Key takeaways
- Clients don’t wake up thinking about long-term returns; they think about this month’s cash flow.
- Advisors who solve real, recurring money stress build faster trust and stronger relationships.
- Monthly money clarity creates momentum that naturally leads to better long-term outcomes.
- Cash flow-first advice positions advisors as indispensable, not optional.
The real problem clients are trying to solve
Most advisors are trained to lead with long-term strategy, such as with retirement projections, portfolio construction, and tax efficiency. These are all important, but that’s not where most clients are living day to day.
Clients are living in the gap between their income and their obligations.
They’re thinking about:
- Whether they’re saving enough
- If they can afford a big purchase
- Why money still feels tight despite earning more
- How to balance competing priorities
These are not abstract financial planning problems. They are immediate, emotional, and recurring, and when those questions go unanswered, even the best long-term plan feels disconnected.
Advisors who recognize this tend to shift their value proposition because they know it’s important to stop leading with distant outcomes and start solving present tension.
Monthly money problems create daily stress
Financial anxiety rarely comes from a lack of planning; it usually comes from a lack of clarity.
A client might technically be “on track” for retirement, but still feel uneasy every month. That disconnect erodes confidence, not just in their finances, but in their advisor.

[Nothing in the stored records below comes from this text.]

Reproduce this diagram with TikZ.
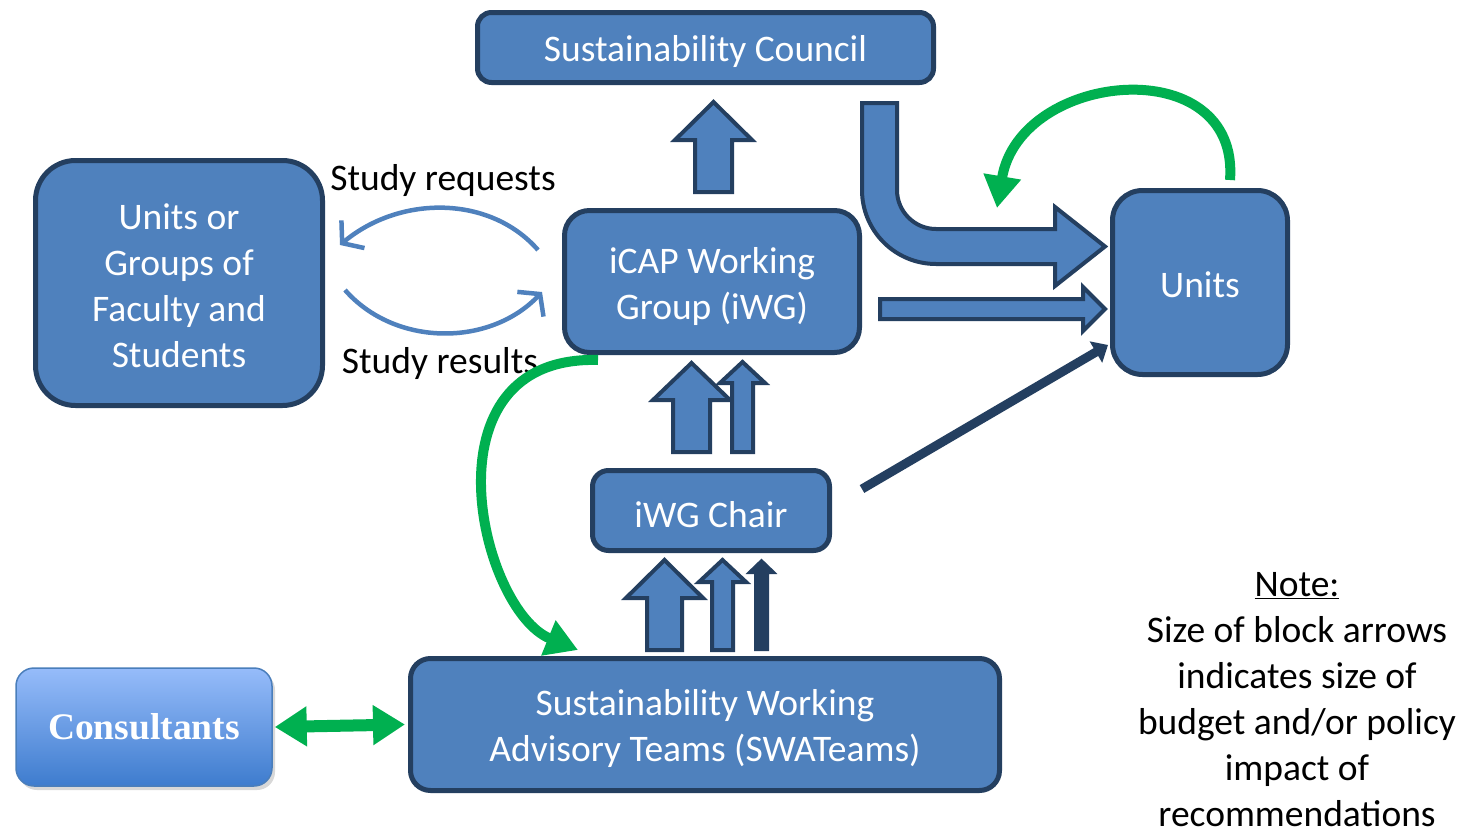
\documentclass[tikz,border=0pt]{standalone}
\usepackage{fontspec}
\setmainfont{Carlito}
\newfontfamily\timesfont{Liberation Serif}
\usetikzlibrary{arrows.meta,shadows}
\definecolor{boxfill}{RGB}{79,129,189}
\definecolor{boxline}{RGB}{36,63,96}
\definecolor{grn}{RGB}{0,176,80}
\definecolor{ctop}{RGB}{150,188,250}
\definecolor{cbot}{RGB}{62,124,206}
\definecolor{cline}{RGB}{74,126,187}
\tikzset{
  box/.style={draw=boxline, fill=boxfill, line width=5pt, inner sep=0pt},
  intext/.style={text=white, align=center, font=\fontsize{37.5}{46}\selectfont, inner sep=0pt, yshift=-4pt},
  blockarrow/.style={draw=boxline, fill=boxfill, line width=4pt, line join=miter},
  thinblock/.style={draw=boxline, fill=boxline, line width=2pt, line join=miter},
  greenarrow/.style={draw=grn, line width=10pt, -{Triangle[length=32pt,width=36pt]}},
  studyarrow/.style={draw=boxfill, line width=4.5pt, -{Straight Barb[length=14pt,width=36pt]}},
  lbl/.style={font=\fontsize{37.5}{46}\selectfont, text=black, inner sep=0pt, align=center}
}
\begin{document}
\begin{tikzpicture}[x=1pt,y=-1pt]
\useasboundingbox[fill=white] (0,0) rectangle (1468,835);

% boxes
\node[box, minimum width=456pt, minimum height=70pt, rounded corners=14pt,
  label={[intext]center:Sustainability Council}] (council) at (705.5,47.5) {};
\node[box, minimum width=287pt, minimum height=245pt, rounded corners=40pt,
  label={[intext, yshift=1pt]center:{Units or\\Groups of\\Faculty and\\Students}}] (groups) at (179,283) {};
\node[box, minimum width=295pt, minimum height=142pt, rounded corners=25pt,
  label={[intext, yshift=-1pt]center:{iCAP Working\\Group (iWG)}}] (icap) at (712,281.5) {};
\node[box, minimum width=175pt, minimum height=184pt, rounded corners=30pt,
  label={[intext, yshift=2pt]center:Units}] (units) at (1200,282.5) {};
\node[box, minimum width=237pt, minimum height=80pt, rounded corners=16pt,
  label={[intext]center:iWG Chair}] (chair) at (711,510.5) {};
\node[box, minimum width=589pt, minimum height=132pt, rounded corners=20pt,
  label={[intext]center:{Sustainability Working\\Advisory Teams (SWATeams)}}] (swat) at (705,724.5) {};
\node[draw=cline, line width=1.5pt, top color=ctop, bottom color=cbot, rounded corners=18pt,
  minimum width=256pt, minimum height=118pt, text=white, inner sep=0pt,
  font=\timesfont\bfseries\fontsize{37.5}{46}\selectfont,
  drop shadow={shadow xshift=3pt, shadow yshift=-4pt, fill=black!30}] (consult) at (144,727) {Consultants};

% block arrows
\path[blockarrow] (695,192) -- (695,140) -- (675,140) -- (713.5,102) -- (752,140) -- (732,140) -- (732,192) -- cycle;
\path[blockarrow] (862,103) -- (862,190) .. controls (862,230.9) and (895.1,264) .. (936,264)
  -- (1055,264) -- (1055,286) -- (1105,246.5) -- (1055,207) -- (1055,229) -- (936,229)
  .. controls (914.5,229) and (897,211.5) .. (897,190) -- (897,103) -- cycle;
\path[blockarrow] (880,299) -- (1083,299) -- (1083,287) -- (1105,309) -- (1083,331) -- (1083,319) -- (880,319) -- cycle;

% arrows between iWG chair and iCAP
\path[blockarrow] (673,452) -- (673,400) -- (653,400) -- (691.5,363) -- (730,400) -- (710,400) -- (710,452) -- cycle;
\path[blockarrow] (732,452) -- (732,383) -- (720,383) -- (742.5,362) -- (765,383) -- (753,383) -- (753,452) -- cycle;

% arrows between SWATeams and chair
\path[blockarrow] (647,650) -- (647,598) -- (626,598) -- (664.5,560) -- (703,598) -- (682,598) -- (682,650) -- cycle;
\path[blockarrow] (712,650) -- (712,582) -- (699,582) -- (722.5,560) -- (746,582) -- (733,582) -- (733,650) -- cycle;
\path[thinblock] (755,650) -- (755,573) -- (748,573) -- (761.5,560) -- (775,573) -- (768,573) -- (768,650) -- cycle;

% diagonal connector chair -> units
\coordinate (diagA) at (862,489);
\coordinate (diagB) at (1108,345);
\draw[boxline, line width=9pt, -{Triangle[length=14pt,width=24pt]}] (diagA) -- (diagB);

% study arrows
\coordinate (reqA) at (538,250);
\coordinate (reqB) at (340,245);
\coordinate (resA) at (345,290);
\coordinate (resB) at (542,292);
\draw[studyarrow] (reqA) .. controls (490,195) and (400,195) .. (reqB);
\draw[studyarrow] (resA) .. controls (395,347) and (490,347) .. (resB);
\node[lbl] (req) at (443,181) {Study requests};
\node[lbl] (res) at (440,363) {Study results};

% green arrows
\coordinate (g1a) at (1230,180);
\coordinate (g1b) at (997,208);
\draw[greenarrow] (g1a) .. controls (1240,50) and (1020,70) .. (g1b);
\coordinate (g2a) at (598,360);
\coordinate (g2b) at (578,650);
\draw[greenarrow] (g2a) .. controls (420,355) and (480,610) .. (g2b);
\draw[draw=grn, line width=12pt, {Triangle[length=32pt,width=38pt]}-{Triangle[length=32pt,width=38pt]}] ([xshift=2pt]consult.east) -- ([xshift=-3pt]swat.west);

% note
\node[lbl] (note) at (1297,700) {\underline{Note:}\\Size of block arrows\\indicates size of\\budget and/or policy\\impact of\\recommendations};
\end{tikzpicture}
\end{document}
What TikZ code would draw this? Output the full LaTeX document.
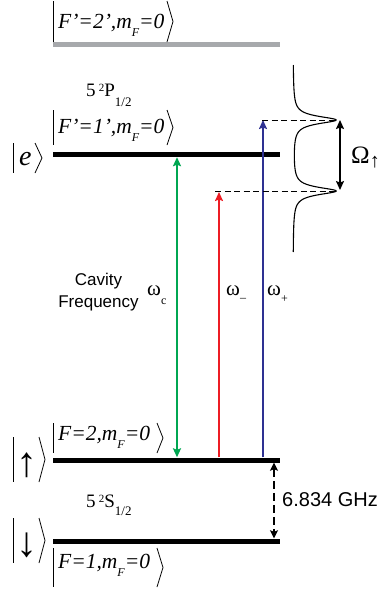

When advisors focus only on long-term metrics, they unintentionally leave a gap where clients don’t know what they can safely spend. They then second-guess financial decisions and default to inaction or inconsistent behavior.
By contrast, when an advisor helps a client understand their monthly cash flow, such as where money is going, what’s available, and how to prioritize spending and investing, it immediately reduces stress. Clarity becomes the prominent value clients feel.
Solving monthly problems builds trust faster
Trust isn’t built through projections. It’s built through relevance.
When an advisor helps a client reorganize their spending into intentional categories and identify inefficiencies in their cash flow, they can create a clear system for saving and spending.
In turn, the client experiences an immediate win.
That win matters more than a projected rate of return because it’s tangible. It’s happening now. And, it proves the advisor understands their real life, not just their financial future.
Once that trust is established, clients become more open to deeper planning conversations.
Cash flow clarity drives better long-term outcomes
There’s a misconception that focusing on monthly money is “basic” or less valuable than investment management. In reality, it’s foundational.
When clients have a structured cash flow system, their savings become consistent instead of sporadic, their decisions align with their priorities, and they stop undermining long-term plans with short-term uncertainty.
In other words, solving monthly money problems isn’t separate from long-term planning. It’s what makes long-term planning actually work.
Advisors who start here don’t replace traditional planning. They simply make it more effective.
The shift from portfolio manager to financial operator
Clients don’t just want someone to manage their assets; they want someone who helps them operate their financial life.
It could mean the follow:
- Turning income into a system
- Creating visibility into day-to-day decisions
- Providing ongoing guidance, not just periodic reviews
When advisors take on this role, they move from being a service provider to being embedded in the client’s financial routine.
And that changes everything.
Retention increases because the advisor is part of everyday life. Referrals increase because the value is easy to explain. Pricing power improves because the impact is constant.
Why this is becoming a competitive advantage
The next generation of clients is already signaling this shift.
They’re used to tools that give them real-time feedback. They expect visibility, control, and simplicity. If an advisor can’t provide that, they’ll look elsewhere, often to automated solutions.
But technology alone isn’t enough. What clients still need is interpretation, structure, and guidance.
Advisors who combine human insight with cash flow clarity occupy a powerful position of being more relevant, more personalized, and more valuable than traditional advisors.
The bottom line
Clients choose advisors who solve the problems they feel most often.
And those problems aren’t about retirement decades from now, but they’re about making their money work this month.
Advisors who meet clients where they are, and who bring clarity, structure, and confidence to everyday financial decisions, don’t just win new clients, they build relationships that last.
Because when you solve the monthly problem, you earn the right to guide the lifetime plan.
This content is for general, informational purposes only. You should not interpret any such information – including referenced or attached materials – as legal, tax, investment, financial, or other professional advice. Please consult a qualified financial, tax, or legal professional for advice specific to your situation.